What you need to do = Return, without pictures, the lines from the start of the data through the one that contains "from matplotlib.transforms import".

+++++

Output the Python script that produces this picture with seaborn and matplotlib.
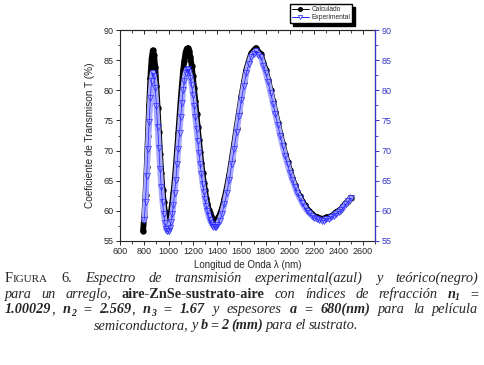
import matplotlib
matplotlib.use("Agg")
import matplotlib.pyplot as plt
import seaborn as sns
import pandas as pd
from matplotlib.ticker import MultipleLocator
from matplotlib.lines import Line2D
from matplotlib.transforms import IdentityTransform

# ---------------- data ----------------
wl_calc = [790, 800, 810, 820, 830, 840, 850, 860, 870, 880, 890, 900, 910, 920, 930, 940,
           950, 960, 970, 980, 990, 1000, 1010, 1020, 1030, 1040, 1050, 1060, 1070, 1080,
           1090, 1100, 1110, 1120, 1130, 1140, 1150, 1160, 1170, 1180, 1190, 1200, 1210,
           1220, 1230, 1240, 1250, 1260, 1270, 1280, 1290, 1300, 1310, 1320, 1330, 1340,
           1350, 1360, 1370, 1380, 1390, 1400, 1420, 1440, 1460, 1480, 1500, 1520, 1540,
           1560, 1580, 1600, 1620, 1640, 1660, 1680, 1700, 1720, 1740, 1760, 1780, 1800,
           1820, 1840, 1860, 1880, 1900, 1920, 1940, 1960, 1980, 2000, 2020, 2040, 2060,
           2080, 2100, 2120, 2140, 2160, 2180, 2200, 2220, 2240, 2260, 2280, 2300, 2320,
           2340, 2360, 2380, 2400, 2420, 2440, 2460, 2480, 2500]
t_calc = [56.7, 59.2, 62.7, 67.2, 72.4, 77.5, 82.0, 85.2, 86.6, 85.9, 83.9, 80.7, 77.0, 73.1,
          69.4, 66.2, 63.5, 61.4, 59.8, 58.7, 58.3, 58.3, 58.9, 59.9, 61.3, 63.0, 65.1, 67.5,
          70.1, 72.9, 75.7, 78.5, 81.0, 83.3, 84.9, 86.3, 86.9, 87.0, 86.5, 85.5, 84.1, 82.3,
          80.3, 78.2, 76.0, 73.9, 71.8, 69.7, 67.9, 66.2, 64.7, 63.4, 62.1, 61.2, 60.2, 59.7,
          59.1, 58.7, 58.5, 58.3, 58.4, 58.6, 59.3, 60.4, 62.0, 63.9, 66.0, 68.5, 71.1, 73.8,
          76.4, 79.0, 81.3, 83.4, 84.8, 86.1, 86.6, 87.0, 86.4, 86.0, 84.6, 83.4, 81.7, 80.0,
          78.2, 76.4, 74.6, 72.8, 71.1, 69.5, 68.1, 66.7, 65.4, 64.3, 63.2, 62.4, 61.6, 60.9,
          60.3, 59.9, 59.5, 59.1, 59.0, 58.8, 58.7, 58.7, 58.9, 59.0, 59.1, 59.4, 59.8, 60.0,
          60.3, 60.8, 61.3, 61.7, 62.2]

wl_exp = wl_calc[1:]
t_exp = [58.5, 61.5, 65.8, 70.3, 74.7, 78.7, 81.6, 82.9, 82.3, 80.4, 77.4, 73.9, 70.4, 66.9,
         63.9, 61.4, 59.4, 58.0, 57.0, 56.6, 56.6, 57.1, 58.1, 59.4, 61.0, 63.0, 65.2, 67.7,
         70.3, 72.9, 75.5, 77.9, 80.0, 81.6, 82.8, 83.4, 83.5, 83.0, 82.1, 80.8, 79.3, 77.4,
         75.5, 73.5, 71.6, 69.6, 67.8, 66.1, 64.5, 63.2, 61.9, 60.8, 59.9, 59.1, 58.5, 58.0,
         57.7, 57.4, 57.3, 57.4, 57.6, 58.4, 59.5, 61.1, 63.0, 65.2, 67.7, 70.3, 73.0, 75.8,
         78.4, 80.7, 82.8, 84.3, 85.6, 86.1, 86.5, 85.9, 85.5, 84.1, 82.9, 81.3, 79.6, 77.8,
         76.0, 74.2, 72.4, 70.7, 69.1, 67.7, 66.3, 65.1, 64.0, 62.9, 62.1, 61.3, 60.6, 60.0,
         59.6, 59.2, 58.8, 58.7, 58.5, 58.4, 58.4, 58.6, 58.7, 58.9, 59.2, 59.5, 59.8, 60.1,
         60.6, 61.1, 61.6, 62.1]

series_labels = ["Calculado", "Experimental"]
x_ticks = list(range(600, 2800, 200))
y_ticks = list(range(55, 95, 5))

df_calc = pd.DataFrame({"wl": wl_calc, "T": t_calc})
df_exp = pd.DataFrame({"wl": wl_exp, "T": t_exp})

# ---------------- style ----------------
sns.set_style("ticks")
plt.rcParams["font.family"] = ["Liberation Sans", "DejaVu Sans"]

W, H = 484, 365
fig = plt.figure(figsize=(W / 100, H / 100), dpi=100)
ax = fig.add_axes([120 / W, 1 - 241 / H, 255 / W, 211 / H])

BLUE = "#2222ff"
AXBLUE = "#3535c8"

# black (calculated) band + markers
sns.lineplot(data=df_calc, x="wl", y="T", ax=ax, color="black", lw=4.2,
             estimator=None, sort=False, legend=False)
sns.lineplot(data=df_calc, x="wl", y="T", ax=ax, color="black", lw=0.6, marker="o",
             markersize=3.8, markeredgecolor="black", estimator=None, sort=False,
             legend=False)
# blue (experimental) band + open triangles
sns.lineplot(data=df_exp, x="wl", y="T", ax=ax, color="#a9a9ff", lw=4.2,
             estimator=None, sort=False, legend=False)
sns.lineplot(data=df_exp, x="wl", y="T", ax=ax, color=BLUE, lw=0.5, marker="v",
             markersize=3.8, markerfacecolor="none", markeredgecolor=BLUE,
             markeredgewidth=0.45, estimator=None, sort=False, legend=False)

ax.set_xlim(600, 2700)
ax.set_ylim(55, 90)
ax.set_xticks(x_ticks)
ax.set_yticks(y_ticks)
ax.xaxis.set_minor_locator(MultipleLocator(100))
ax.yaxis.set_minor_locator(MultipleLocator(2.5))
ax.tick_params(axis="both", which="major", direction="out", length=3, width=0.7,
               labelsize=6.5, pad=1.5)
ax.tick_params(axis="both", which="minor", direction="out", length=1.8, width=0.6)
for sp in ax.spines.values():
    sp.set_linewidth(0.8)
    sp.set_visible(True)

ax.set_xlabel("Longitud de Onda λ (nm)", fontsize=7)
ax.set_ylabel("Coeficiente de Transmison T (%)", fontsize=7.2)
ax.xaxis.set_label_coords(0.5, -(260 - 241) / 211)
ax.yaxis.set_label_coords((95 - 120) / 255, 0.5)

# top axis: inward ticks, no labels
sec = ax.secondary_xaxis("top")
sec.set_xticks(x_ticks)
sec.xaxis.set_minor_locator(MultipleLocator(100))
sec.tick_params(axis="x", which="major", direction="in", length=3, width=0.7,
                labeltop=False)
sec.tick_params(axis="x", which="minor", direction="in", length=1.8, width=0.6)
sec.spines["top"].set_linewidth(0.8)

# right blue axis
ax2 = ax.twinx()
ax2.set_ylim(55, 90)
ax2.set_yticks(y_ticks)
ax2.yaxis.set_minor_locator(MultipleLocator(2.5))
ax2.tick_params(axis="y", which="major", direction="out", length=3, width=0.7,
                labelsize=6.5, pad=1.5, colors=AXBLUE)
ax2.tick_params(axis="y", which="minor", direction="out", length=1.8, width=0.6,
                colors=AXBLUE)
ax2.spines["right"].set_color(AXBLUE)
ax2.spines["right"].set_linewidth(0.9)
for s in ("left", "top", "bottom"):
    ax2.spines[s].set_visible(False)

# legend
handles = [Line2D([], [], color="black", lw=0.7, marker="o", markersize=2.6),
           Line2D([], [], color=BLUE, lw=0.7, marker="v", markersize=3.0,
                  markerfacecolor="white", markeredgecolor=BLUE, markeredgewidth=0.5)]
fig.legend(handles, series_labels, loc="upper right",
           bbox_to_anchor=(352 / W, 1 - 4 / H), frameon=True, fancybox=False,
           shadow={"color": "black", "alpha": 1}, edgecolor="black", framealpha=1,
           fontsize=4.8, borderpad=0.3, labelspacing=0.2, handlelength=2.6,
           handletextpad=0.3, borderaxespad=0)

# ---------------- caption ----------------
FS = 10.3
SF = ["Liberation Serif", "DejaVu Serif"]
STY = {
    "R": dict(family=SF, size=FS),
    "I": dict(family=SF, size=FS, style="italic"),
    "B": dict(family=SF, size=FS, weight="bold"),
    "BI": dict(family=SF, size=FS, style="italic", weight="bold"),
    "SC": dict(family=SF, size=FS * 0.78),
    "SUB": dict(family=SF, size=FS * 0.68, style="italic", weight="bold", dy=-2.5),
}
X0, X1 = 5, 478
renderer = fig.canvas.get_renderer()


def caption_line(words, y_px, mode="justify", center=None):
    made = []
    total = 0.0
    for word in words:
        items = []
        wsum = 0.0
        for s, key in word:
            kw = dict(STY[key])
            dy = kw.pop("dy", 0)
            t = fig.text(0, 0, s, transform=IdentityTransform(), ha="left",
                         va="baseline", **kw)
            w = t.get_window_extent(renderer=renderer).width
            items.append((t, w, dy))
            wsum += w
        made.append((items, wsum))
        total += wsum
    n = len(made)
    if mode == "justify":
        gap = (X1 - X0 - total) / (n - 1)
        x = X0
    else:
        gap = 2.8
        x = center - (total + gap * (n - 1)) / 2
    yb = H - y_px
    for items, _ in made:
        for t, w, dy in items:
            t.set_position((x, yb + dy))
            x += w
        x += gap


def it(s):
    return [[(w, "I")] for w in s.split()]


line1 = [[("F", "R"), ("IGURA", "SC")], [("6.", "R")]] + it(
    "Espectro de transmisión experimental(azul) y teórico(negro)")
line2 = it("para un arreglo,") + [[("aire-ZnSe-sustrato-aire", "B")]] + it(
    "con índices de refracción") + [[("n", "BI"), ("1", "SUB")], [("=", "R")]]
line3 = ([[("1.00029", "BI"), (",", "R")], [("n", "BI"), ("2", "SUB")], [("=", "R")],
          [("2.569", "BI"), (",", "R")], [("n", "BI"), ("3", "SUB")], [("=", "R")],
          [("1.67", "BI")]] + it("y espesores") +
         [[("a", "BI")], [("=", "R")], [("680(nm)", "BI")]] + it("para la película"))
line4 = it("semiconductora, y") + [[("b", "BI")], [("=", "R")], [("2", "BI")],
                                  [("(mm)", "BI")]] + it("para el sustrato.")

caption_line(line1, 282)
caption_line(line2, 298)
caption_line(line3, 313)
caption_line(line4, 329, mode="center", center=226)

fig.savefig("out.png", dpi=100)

+++++

Solution to this problem =
Output the Python script that produces this picture with seaborn and matplotlib.
import matplotlib
matplotlib.use("Agg")
import matplotlib.pyplot as plt
import seaborn as sns
import pandas as pd
from matplotlib.ticker import MultipleLocator
from matplotlib.lines import Line2D
from matplotlib.transforms import IdentityTransform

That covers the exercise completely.